Required work
Check each line of the material below, and copy it if it holds the string "chart".

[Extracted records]
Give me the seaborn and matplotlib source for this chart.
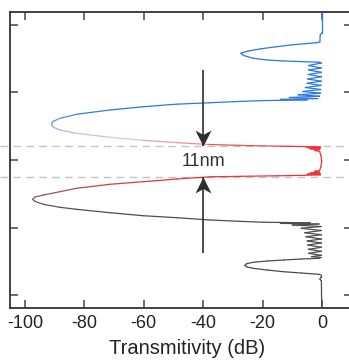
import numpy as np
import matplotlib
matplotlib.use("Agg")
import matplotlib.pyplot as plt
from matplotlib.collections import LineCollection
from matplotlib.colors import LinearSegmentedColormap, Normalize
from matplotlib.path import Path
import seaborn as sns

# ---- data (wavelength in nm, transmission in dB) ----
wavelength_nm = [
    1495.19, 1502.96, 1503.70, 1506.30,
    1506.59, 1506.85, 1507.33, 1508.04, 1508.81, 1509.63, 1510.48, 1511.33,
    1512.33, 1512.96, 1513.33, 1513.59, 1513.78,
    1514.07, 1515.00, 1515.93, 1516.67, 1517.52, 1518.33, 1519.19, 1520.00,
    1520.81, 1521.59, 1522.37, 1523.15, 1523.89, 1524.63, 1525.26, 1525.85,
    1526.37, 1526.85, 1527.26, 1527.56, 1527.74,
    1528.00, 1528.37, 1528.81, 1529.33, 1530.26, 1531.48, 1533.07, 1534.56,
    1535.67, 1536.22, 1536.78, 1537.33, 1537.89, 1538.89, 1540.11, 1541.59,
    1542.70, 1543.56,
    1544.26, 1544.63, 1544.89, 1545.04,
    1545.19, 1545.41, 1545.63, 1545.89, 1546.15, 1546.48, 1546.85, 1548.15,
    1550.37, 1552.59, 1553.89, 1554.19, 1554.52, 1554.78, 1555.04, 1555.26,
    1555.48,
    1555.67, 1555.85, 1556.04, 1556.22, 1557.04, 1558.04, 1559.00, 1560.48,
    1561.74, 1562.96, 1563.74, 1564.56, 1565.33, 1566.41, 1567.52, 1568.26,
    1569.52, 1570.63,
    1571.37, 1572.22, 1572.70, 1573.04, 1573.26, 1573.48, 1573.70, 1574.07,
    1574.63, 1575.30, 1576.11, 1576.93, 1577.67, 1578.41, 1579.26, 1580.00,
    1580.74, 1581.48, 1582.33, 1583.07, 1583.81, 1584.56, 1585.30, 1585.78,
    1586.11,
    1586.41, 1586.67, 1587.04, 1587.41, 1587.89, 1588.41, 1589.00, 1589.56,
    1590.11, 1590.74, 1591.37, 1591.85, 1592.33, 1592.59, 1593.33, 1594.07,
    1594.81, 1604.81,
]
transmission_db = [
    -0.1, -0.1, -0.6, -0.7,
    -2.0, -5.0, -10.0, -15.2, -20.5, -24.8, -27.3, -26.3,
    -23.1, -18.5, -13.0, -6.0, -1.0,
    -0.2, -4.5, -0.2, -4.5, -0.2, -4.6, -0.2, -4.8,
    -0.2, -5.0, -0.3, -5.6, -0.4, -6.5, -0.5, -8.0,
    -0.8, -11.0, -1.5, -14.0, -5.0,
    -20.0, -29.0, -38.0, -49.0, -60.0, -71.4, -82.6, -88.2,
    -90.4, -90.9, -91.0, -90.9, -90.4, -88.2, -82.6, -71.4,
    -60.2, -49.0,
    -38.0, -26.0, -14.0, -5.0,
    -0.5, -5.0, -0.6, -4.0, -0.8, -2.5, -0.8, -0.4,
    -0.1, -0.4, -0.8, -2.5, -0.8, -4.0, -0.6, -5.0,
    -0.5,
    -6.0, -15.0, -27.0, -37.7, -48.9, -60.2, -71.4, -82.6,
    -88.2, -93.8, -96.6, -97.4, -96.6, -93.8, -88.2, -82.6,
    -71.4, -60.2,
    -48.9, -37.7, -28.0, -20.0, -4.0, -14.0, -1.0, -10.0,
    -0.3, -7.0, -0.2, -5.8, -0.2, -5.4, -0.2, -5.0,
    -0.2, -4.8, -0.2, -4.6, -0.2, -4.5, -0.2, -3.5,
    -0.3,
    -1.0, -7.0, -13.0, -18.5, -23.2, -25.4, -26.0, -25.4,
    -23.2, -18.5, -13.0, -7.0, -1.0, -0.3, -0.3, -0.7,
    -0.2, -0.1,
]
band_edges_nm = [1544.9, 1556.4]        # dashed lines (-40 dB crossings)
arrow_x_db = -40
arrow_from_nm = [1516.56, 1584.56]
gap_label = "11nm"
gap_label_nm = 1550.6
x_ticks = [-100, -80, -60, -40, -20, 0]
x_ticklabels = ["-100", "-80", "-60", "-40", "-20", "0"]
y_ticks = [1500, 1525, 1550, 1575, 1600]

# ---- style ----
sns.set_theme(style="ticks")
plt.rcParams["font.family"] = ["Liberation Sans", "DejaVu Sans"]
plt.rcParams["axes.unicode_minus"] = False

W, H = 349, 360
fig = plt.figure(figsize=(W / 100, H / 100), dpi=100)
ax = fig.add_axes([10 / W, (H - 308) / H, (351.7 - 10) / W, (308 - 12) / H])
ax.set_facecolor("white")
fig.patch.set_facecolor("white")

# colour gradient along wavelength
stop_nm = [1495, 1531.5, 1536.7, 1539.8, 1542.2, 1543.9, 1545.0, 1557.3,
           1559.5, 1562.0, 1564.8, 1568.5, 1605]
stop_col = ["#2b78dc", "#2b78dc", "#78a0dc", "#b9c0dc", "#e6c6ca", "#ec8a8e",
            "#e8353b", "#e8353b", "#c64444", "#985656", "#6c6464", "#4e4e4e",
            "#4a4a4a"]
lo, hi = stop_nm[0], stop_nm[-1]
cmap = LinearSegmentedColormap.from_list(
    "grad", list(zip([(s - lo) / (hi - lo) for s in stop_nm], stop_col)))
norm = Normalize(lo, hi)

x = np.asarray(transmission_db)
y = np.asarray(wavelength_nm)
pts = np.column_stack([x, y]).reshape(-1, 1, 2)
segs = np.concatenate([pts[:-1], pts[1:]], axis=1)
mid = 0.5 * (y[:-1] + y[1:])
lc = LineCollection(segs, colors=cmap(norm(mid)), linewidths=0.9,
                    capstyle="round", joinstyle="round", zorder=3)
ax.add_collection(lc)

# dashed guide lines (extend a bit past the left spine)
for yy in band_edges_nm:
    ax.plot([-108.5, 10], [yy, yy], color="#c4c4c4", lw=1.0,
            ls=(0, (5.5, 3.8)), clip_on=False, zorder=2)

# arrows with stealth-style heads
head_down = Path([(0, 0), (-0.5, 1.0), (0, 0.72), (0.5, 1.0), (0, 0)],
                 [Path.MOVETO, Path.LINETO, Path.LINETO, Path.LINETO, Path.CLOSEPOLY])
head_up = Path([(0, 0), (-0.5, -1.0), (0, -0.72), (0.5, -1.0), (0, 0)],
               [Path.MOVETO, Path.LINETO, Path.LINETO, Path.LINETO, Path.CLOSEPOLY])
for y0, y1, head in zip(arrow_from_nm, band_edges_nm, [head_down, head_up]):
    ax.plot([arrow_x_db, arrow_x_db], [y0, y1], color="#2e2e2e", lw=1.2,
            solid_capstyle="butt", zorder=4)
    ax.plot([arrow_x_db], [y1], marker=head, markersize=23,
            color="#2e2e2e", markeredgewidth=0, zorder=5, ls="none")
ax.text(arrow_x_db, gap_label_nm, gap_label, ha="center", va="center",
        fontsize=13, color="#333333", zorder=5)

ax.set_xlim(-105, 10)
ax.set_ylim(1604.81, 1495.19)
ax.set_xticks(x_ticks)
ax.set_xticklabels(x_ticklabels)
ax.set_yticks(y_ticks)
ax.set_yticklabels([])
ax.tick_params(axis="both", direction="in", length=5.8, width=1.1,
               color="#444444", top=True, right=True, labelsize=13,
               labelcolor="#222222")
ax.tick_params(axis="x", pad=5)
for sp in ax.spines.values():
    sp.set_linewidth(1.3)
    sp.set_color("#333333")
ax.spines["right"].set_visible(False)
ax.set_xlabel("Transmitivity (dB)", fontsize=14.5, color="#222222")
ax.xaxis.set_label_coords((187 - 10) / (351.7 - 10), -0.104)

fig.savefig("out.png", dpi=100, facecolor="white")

---

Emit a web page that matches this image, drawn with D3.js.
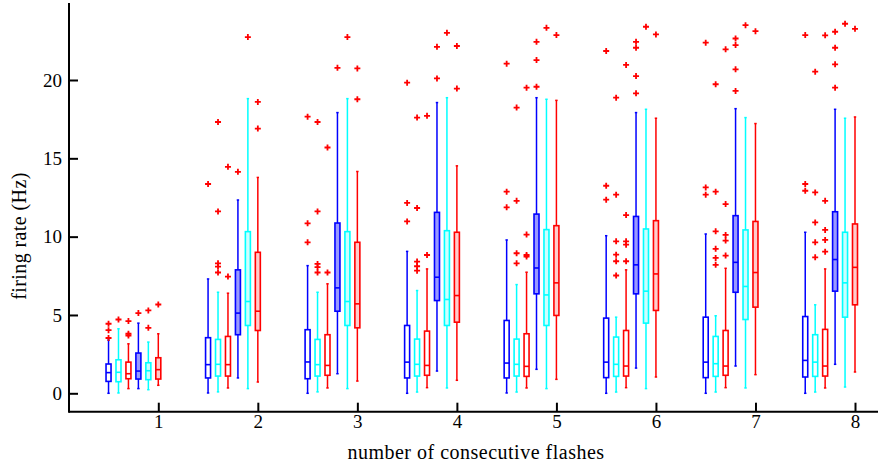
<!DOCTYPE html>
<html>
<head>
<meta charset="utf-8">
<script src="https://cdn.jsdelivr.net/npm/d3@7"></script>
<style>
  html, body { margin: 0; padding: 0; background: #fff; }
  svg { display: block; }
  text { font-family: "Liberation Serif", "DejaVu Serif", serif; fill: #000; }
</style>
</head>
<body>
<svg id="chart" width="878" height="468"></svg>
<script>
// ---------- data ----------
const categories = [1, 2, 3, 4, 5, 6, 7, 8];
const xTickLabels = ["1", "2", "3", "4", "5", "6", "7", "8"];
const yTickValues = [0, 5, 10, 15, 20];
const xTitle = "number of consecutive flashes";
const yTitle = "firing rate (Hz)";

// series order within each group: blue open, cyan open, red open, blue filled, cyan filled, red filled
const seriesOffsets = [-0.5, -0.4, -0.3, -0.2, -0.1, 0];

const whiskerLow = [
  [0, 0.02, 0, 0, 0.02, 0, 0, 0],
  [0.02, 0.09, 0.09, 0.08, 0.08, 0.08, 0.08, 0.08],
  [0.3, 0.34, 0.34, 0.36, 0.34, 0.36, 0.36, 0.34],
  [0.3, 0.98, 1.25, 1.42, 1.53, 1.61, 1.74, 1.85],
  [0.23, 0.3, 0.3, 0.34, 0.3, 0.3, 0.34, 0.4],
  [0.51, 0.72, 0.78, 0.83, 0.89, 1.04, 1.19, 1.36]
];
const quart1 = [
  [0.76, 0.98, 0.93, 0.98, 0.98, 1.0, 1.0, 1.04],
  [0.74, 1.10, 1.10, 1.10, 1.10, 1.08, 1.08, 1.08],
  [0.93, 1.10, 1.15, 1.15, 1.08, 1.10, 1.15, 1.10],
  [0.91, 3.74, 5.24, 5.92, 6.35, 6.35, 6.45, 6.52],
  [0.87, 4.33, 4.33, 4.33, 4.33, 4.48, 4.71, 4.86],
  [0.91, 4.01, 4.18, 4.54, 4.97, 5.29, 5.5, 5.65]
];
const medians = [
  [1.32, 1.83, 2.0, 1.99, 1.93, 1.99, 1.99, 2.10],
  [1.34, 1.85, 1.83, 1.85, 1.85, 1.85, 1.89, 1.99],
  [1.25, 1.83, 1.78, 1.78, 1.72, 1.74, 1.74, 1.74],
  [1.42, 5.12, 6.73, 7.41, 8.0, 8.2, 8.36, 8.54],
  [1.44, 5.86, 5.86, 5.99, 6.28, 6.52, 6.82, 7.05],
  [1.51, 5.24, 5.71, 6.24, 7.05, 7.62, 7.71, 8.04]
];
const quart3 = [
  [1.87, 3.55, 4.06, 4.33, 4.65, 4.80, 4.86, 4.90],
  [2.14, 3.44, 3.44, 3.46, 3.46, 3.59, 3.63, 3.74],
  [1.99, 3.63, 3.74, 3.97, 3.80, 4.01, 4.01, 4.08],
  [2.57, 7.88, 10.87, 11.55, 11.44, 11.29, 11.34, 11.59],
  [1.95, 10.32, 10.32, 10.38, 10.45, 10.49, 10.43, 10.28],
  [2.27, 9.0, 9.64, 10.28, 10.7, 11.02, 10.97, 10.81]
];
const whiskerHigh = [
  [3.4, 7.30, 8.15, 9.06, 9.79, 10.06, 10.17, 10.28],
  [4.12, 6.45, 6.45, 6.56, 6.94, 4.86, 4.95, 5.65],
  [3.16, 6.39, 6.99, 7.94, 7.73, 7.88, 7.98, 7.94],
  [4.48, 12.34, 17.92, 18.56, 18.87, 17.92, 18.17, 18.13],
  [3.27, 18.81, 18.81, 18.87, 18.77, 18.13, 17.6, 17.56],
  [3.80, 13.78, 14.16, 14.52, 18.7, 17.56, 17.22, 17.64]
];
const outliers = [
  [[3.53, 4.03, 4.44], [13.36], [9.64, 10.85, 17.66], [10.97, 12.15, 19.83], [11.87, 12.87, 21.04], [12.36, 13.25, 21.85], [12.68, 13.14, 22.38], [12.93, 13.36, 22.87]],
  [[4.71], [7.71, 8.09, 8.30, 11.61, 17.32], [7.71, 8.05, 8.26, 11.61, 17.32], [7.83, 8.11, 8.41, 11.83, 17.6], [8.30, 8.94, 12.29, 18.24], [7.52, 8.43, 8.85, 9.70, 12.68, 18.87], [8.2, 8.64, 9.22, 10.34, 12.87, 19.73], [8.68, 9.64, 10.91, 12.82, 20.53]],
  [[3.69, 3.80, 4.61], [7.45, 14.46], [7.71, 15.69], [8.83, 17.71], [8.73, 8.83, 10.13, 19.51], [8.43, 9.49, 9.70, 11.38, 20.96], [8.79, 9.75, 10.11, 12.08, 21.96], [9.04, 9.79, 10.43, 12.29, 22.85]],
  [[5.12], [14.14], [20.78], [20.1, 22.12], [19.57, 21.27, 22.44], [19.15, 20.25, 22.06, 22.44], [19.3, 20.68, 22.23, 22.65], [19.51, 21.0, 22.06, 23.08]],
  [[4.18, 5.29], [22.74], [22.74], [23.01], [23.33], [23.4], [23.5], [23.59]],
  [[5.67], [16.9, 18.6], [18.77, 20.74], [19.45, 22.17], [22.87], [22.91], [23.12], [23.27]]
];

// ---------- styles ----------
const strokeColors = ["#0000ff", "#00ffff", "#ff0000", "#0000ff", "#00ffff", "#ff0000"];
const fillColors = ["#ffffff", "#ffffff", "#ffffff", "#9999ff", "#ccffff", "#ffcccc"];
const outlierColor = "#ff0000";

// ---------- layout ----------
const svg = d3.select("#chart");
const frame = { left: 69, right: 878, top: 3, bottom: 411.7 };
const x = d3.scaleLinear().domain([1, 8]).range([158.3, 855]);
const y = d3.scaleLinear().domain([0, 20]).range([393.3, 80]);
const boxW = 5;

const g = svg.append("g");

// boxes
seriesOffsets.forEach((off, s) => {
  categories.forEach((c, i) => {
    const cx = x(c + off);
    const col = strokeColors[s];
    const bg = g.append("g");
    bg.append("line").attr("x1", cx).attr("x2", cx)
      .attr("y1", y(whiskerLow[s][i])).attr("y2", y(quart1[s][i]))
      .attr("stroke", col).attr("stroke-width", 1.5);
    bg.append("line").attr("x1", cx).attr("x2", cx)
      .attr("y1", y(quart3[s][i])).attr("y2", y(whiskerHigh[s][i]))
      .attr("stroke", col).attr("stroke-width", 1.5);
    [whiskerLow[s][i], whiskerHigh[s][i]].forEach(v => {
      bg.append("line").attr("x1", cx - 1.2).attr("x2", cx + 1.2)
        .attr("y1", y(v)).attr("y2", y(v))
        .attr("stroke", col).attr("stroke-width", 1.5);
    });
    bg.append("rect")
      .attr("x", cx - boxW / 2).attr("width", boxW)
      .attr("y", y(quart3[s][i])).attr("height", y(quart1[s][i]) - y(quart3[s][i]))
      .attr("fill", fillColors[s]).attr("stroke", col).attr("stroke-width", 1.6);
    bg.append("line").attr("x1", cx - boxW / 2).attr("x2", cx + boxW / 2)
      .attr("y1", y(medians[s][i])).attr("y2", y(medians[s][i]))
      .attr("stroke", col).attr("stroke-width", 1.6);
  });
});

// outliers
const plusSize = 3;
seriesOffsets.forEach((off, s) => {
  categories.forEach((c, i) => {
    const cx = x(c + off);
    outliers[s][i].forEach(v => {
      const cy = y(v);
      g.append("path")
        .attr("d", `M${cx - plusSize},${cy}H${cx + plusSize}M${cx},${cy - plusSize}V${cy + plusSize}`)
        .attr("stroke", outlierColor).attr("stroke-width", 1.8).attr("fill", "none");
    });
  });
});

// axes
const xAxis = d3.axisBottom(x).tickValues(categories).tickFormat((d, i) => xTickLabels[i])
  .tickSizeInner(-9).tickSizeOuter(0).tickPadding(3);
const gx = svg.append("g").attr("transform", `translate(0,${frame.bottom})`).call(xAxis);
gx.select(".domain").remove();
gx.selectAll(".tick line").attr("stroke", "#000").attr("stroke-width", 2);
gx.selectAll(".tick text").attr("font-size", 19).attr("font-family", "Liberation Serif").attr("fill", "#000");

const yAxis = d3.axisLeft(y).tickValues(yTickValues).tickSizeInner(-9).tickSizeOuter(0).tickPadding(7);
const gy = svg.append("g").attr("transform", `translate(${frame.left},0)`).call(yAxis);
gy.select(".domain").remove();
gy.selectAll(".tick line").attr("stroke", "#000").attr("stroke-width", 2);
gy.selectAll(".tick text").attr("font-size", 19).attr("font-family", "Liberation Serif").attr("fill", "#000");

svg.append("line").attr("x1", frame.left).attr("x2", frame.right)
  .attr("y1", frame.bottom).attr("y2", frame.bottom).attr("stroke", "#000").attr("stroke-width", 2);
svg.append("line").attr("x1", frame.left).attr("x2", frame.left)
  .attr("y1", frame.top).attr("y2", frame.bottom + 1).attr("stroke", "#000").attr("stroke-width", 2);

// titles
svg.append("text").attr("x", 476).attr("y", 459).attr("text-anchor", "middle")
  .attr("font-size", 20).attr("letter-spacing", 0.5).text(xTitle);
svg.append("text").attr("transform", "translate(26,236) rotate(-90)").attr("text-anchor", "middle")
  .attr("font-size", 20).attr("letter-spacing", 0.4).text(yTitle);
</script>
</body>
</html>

The response
Give me the seaborn and matplotlib source for this chart.
<svg id="chart" width="878" height="468"></svg>
const svg = d3.select("#chart");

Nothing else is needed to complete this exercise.